The current Administration is giving even more teeth to enforcement by Customs. Recently, Executive Order 13785, released on March 31, 2017, focused on additional means to enforce anti-dumping/countervailing duty laws. The Order states that importers will be assessed, and if determined to be at risk for ADD/CVD enforcement, additional imports bonds may be required. Further, as stated in the Order, “The Attorney General, in consultation with the Secretary of Homeland Security, is required to develop recommended prosecution practices and allocate appropriate resources to ensure that Federal prosecutors accord a high priority to prosecuting significant offenses related to violations of trade laws.”

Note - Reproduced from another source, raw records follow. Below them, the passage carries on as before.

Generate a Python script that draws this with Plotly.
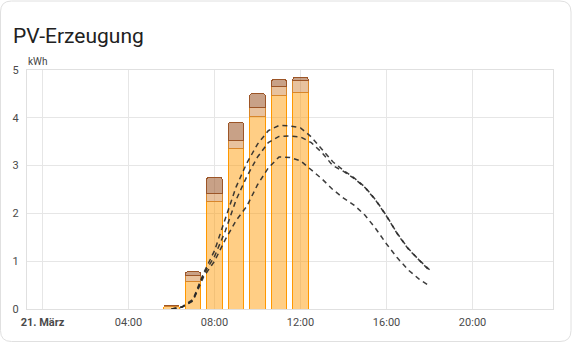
import plotly.graph_objects as go

# Hourly solar production per source (kWh), 21 March
hours = [6, 7, 8, 9, 10, 11, 12]
source_1 = [0.05, 0.57, 2.24, 3.36, 4.02, 4.46, 4.53]
source_2 = [0.02, 0.14, 0.17, 0.17, 0.19, 0.20, 0.25]
source_3 = [0.01, 0.07, 0.35, 0.38, 0.30, 0.14, 0.07]

# Production forecasts (kWh), half-hourly
forecast_hours = [6.0, 6.5, 7.0, 7.5, 8.0, 8.5, 9.0, 9.5, 10.0, 10.5, 11.0, 11.5,
                  12.0, 12.5, 13.0, 13.5, 14.0, 14.5, 15.0, 15.5, 16.0, 16.5,
                  17.0, 17.5, 18.0]
forecast_a = [0.0, 0.05, 0.2, 0.76, 1.22, 1.9, 2.55, 3.05, 3.45, 3.73, 3.84, 3.83,
              3.79, 3.6, 3.34, 3.08, 2.9, 2.74, 2.55, 2.28, 1.95, 1.58,
              1.27, 1.03, 0.82]
forecast_b = [0.0, 0.04, 0.18, 0.73, 1.1, 1.63, 2.28, 2.77, 3.18, 3.48, 3.61, 3.62,
              3.6, 3.48, 3.27, 3.0, 2.88, 2.73, 2.54, 2.27, 1.94, 1.57,
              1.26, 1.02, 0.8]
forecast_c = [0.0, 0.04, 0.17, 0.68, 1.0, 1.45, 1.85, 2.15, 2.6, 2.95, 3.18, 3.17,
              3.1, 2.92, 2.72, 2.5, 2.32, 2.17, 1.96, 1.68, 1.36, 1.07,
              0.82, 0.63, 0.48]

tick_hours = [0, 4, 8, 12, 16, 20]
tick_labels = ["<b>21. März</b>", "04:00", "08:00", "12:00", "16:00", "20:00"]

title_text = "PV-Erzeugung"
unit_text = "kWh"

fig = go.Figure()

bar_styles = [
    (source_1, "rgba(255,152,0,0.48)", "#ff9800"),
    (source_2, "rgba(204,120,40,0.45)", "#d8862a"),
    (source_3, "rgba(150,75,25,0.52)", "#9c5527"),
]
for values, fill, border in bar_styles:
    fig.add_trace(go.Bar(
        x=hours, y=values, width=0.72,
        marker=dict(color=fill, line=dict(color=border, width=1)),
        hoverinfo="skip", showlegend=False,
    ))

for series in (forecast_a, forecast_b, forecast_c):
    fig.add_trace(go.Scatter(
        x=forecast_hours, y=series, mode="lines",
        line=dict(color="rgba(40,40,40,0.9)", width=1.5, dash="5px,4px"),
        hoverinfo="skip", showlegend=False,
    ))

# plot area spans 27..553 px horizontally and 70..309 px vertically
L, R, T, B = 27, 20, 70, 37
W, H = 573, 346
pw, ph = W - L - R, H - T - B


def px(x):
    return (x - L) / pw


def py(y):
    return (H - B - y) / ph


# rounded card outline
x0, x1, y0, y1 = 0.5, 571.0, 1.0, 341.5
r = 11
path = (
    f"M {px(x0 + r)} {py(y0)} L {px(x1 - r)} {py(y0)} "
    f"Q {px(x1)} {py(y0)} {px(x1)} {py(y0 + r)} "
    f"L {px(x1)} {py(y1 - r)} Q {px(x1)} {py(y1)} {px(x1 - r)} {py(y1)} "
    f"L {px(x0 + r)} {py(y1)} Q {px(x0)} {py(y1)} {px(x0)} {py(y1 - r)} "
    f"L {px(x0)} {py(y0 + r)} Q {px(x0)} {py(y0)} {px(x0 + r)} {py(y0)} Z"
)

fig.update_layout(
    width=W, height=H,
    margin=dict(l=L, r=R, t=T, b=B),
    paper_bgcolor="white",
    plot_bgcolor="rgba(0,0,0,0)",
    barmode="stack",
    barcornerradius=3,
    font=dict(family="Roboto", size=11, color="#5a5a5a"),
    shapes=[dict(type="path", xref="paper", yref="paper", path=path,
                 line=dict(color="#e0e0e0", width=1), fillcolor="white",
                 layer="below")],
    annotations=[
        dict(text=title_text, xref="paper", yref="paper", x=px(11), y=py(36),
             xanchor="left", yanchor="middle", showarrow=False,
             font=dict(family="Roboto", size=21, color="#212121")),
        dict(text=unit_text, xref="paper", yref="paper", x=px(26), y=py(62),
             xanchor="left", yanchor="middle", showarrow=False,
             font=dict(family="Roboto", size=10, color="#444444")),
    ],
    xaxis=dict(
        range=[-0.72, 23.74], tickvals=tick_hours, ticktext=tick_labels,
        showgrid=True, gridcolor="#e6e6e6", gridwidth=1,
        showline=True, linecolor="#e0e0e0", mirror=True,
        zeroline=False, ticks="outside", ticklen=3, tickcolor="rgba(0,0,0,0)",
        tickfont=dict(size=11, color="#4a4a4a"), fixedrange=True,
    ),
    yaxis=dict(
        range=[0, 5], dtick=1, showgrid=True, gridcolor="#e6e6e6", gridwidth=1,
        showline=True, linecolor="#e0e0e0", mirror=True,
        zeroline=False, ticks="outside", ticklen=5, tickcolor="rgba(0,0,0,0)",
        tickfont=dict(size=11, color="#4a4a4a"), fixedrange=True,
    ),
)

fig.write_html("out.html", config={"displayModeBar": False})
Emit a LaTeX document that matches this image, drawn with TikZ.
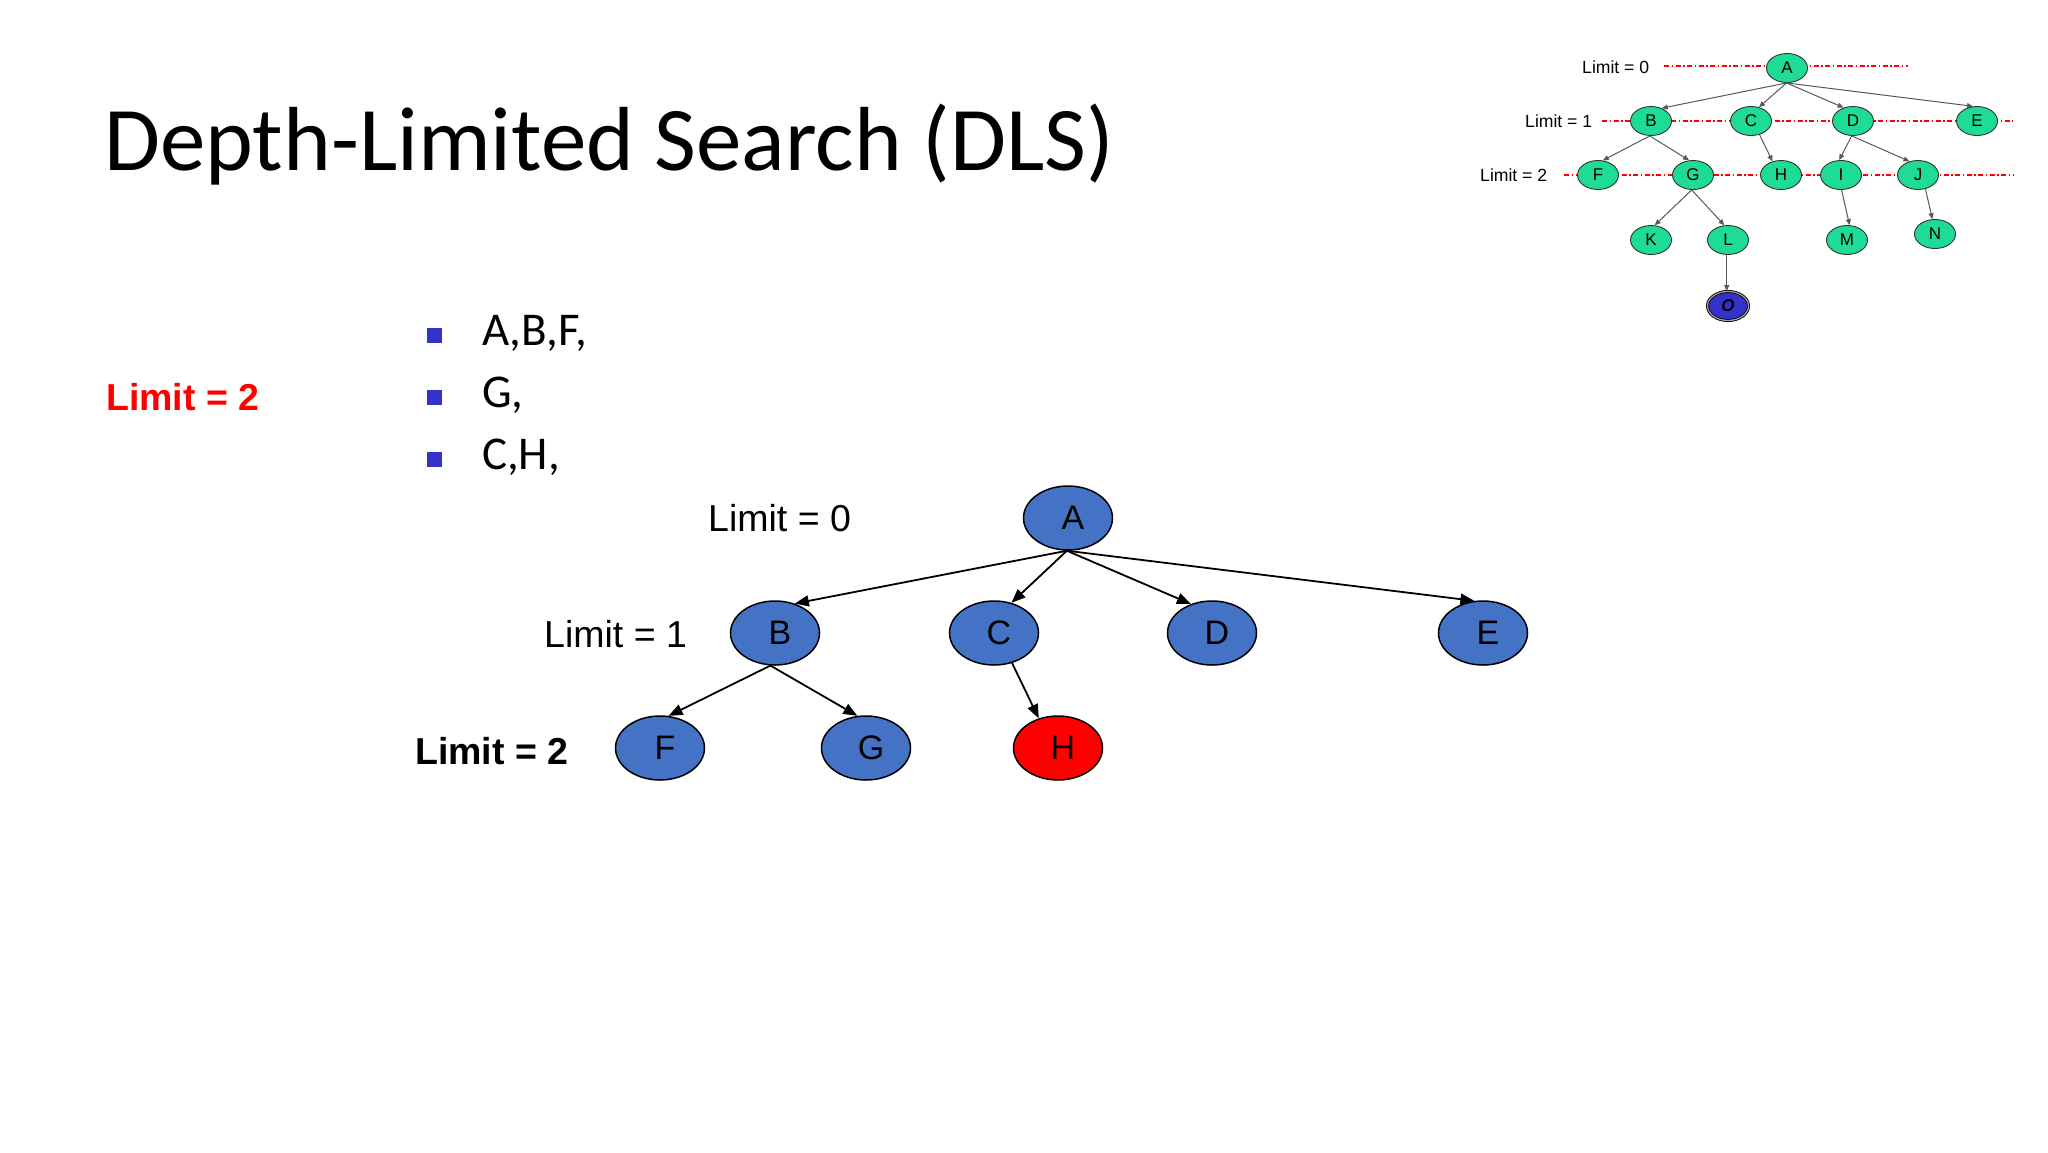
\documentclass[tikz,border=0pt]{standalone}
\usepackage{fontspec}
\setmainfont{Liberation Sans}
\newfontfamily\calib{Carlito}
\usetikzlibrary{shapes.geometric,arrows.meta}
\definecolor{nodeblue}{HTML}{4472C4}
\definecolor{mint}{RGB}{30,220,150}
\definecolor{bulletblue}{RGB}{51,51,204}
\definecolor{oblue}{RGB}{51,51,204}
\begin{document}
\begin{tikzpicture}[x=1pt,y=-1pt,
 bignode/.style={ellipse,draw=black,line width=1.5pt,fill=nodeblue,minimum width=89pt,minimum height=64pt,inner sep=0pt,font=\fontsize{34}{38}\selectfont},
 smallnode/.style={ellipse,draw=black!80,line width=0.9pt,fill=mint,minimum width=41pt,minimum height=29pt,inner sep=0pt,font=\fontsize{17}{20}\selectfont},
 bigedge/.style={line width=1.8pt,-{Triangle[length=14pt,width=11pt]}},
 smalledge/.style={draw=black!65,line width=1pt,-{Triangle[length=6pt,width=5pt]}},
 levelline/.style={red,line width=1.2pt,dash pattern=on 5pt off 2.5pt on 1.5pt off 2.5pt},
 limittext/.style={anchor=base west,inner sep=0pt,font=\fontsize{37.5}{45}\selectfont},
 smalllimit/.style={anchor=base west,inner sep=0pt,font=\fontsize{17.6}{20}\selectfont},
 bulletsq/.style={fill=bulletblue,minimum size=15pt,inner sep=0pt},
 bullettext/.style={anchor=base west,inner sep=0pt,font=\calib\fontsize{47}{54}\selectfont}]
\useasboundingbox[fill=white] (0,0) rectangle (2048,1152);
\newcommand\shiftlbl[1]{\hspace*{10pt}#1}

% title
\node[anchor=base west,inner sep=0pt,font=\calib\fontsize{91}{110}\selectfont] (title) at (104,170) {Depth-Limited Search (DLS)};

% left text
\node[limittext,font=\bfseries\fontsize{37.5}{45}\selectfont,text=red] (redlim) at (106,410) {Limit = 2};
\node[bulletsq] (b1) at (434.5,335) {};
\node[bulletsq] (b2) at (434.5,397) {};
\node[bulletsq] (b3) at (434.5,459) {};
\node[bullettext] (t1) at (482,345) {A,B,F,};
\node[bullettext] (t2) at (482,407) {G,};
\node[bullettext] (t3) at (482,469) {C,H,};

% main tree
\node[limittext] (l0) at (708,531) {Limit = 0};
\node[limittext] (l1) at (544,647) {Limit = 1};
\node[limittext,font=\bfseries\fontsize{37.5}{45}\selectfont] (l2) at (415,764) {Limit = 2};
\node[bignode] (A) at (1068,518) {\shiftlbl{A}};
\node[bignode] (B) at (775,633) {\shiftlbl{B}};
\node[bignode] (C) at (994,633) {\shiftlbl{C}};
\node[bignode] (D) at (1212,633) {\shiftlbl{D}};
\node[bignode] (E) at (1483,633) {\shiftlbl{E}};
\node[bignode] (F) at (660,748) {\shiftlbl{F}};
\node[bignode] (G) at (866,748) {\shiftlbl{G}};
\node[bignode,fill=red] (H) at (1058,748) {\shiftlbl{H}};
\draw[bigedge] (A.268) -- (B.56);
\draw[bigedge] (A.268) -- (C.60);
\draw[bigedge] (A.268) -- (D.126);
\draw[bigedge] (A.268) -- (E.105);
\draw[bigedge] (B.262) -- (F.75);
\draw[bigedge] (B.262) -- (G.105);
\draw[bigedge] (C.-59) -- (H.123);

% small tree
\coordinate (d0a) at (1664,66);  \coordinate (d0b) at (1908,66);
\coordinate (d1a) at (1602,121); \coordinate (d1b) at (2013,121);
\coordinate (d2a) at (1564,175); \coordinate (d2b) at (2013,175);
\draw[levelline] (d0a) -- (d0b);
\draw[levelline] (d1a) -- (d1b);
\draw[levelline] (d2a) -- (d2b);
\node[smalllimit] (sl0) at (1582,73) {Limit = 0};
\node[smalllimit] (sl1) at (1525,127) {Limit = 1};
\node[smalllimit] (sl2) at (1480,181) {Limit = 2};
\node[smallnode] (sA) at (1787,68) {A};
\node[smallnode] (sB) at (1651,121) {B};
\node[smallnode] (sC) at (1751,121) {C};
\node[smallnode] (sD) at (1853,121) {D};
\node[smallnode] (sE) at (1977,121) {E};
\node[smallnode] (sF) at (1598,175) {F};
\node[smallnode] (sG) at (1693,175) {G};
\node[smallnode] (sH) at (1781,175) {H};
\node[smallnode] (sI) at (1841,175) {I};
\node[smallnode] (sJ) at (1918,175) {J};
\node[smallnode] (sK) at (1651,240) {K};
\node[smallnode] (sL) at (1728,240) {L};
\node[smallnode] (sM) at (1847,240) {M};
\node[smallnode] (sN) at (1935,234) {N};
\node[smallnode,fill=oblue,draw=black,double=gray!70,double distance=1.2pt,font=\bfseries\itshape\fontsize{17}{20}\selectfont] (sO) at (1728,306) {O};
\draw[smalledge] (sA.268) -- (sB.50);
\draw[smalledge] (sA.268) -- (sC.60);
\draw[smalledge] (sA.268) -- (sD.125);
\draw[smalledge] (sA.268) -- (sE.105);
\draw[smalledge] (sB.265) -- (sF.72);
\draw[smalledge] (sB.265) -- (sG.105);
\draw[smalledge] (sC.-58) -- (sH.122);
\draw[smalledge] (sD.265) -- (sI.97);
\draw[smalledge] (sD.265) -- (sJ.122);
\draw[smalledge] (sG.265) -- (sK.76);
\draw[smalledge] (sG.265) -- (sL.104);
\draw[smalledge] (sI.272) -- (sM.80);
\draw[smalledge] (sJ.-62) -- (sN.100);
\draw[smalledge] (sL.265) -- (sO.95);
\end{tikzpicture}
\end{document}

Beyond the new ADD/CVD remedies being implemented by the government, the Department of Justice has begun to hone in on False Claims Act (“FCA”) (31 U.S.C. § 3729) cases involving anti-dumping/countervailing duty evasion. The FCA allows people or companies, designated a “Relator”, to file what are termed “qui tam” lawsuits against individuals or companies that directly or indirectly defrauded the Federal government. Through qui tam lawsuits, the informants or “whistleblowers” may recover triple damages on the government’s behalf. Anyone who knows of the fraud, including a competitor company may file a qui tam lawsuit. For example, in 2016, the prominent furniture store Z Gallerie LLC settled an FCA claim to the tune of $15 million due to falsely claiming its imports were not subject to an ADD order on wooden bedroom furniture from China. Enforcement of ADD/CVD orders is no longer just the province of international trade laws, but encompasses a range of federal statutes.
ADD/CVD orders cover a wide range of products. In the past, the majority of the orders focused on products originating in China. However, the environment continues to change and countries with notable increases in ADD/CVD orders include Vietnam, Korea, Turkey, Taiwan, and Indonesia. ADD/CVD orders in the last 5 years (2012-2016) for these countries represent more than 20 percent of all orders ever brought against each individual country. Taiwan and Indonesia are standout new countries, with increased orders brought in the last 5 years. Notably, orders also regularly include European countries, such as the UK, France and Germany.
The steel industry is a key area where ADD/CVD enforcement is increasing. Several orders against steel products already exist. These orders include multiple countries and include: Oil Country Tubular Goods (issued in 2014, 7 orders against 5 countries); Non-Oriented Electrical Steel (issued 2014, 8 orders against 5 countries); and Steel Nails (issued 2015, 6 orders against 5 countries). New petitions and investigations against all types of steel products are on the rise, especially as the current Administration has broadcasted its commitment to ensuring a fair playing field for the U.S. steel industry.
In this heightened enforcement arena, it is more critical than ever that an importing company be proactive in reviewing its imported products to ensure no ADD/CVD applicability, and to address such issues as soon as they arise. Voluntary disclosures to Customs are an option to avoid or mitigate penalties if it is revealed that previous shipments were in fact subject to ADD/CVD orders.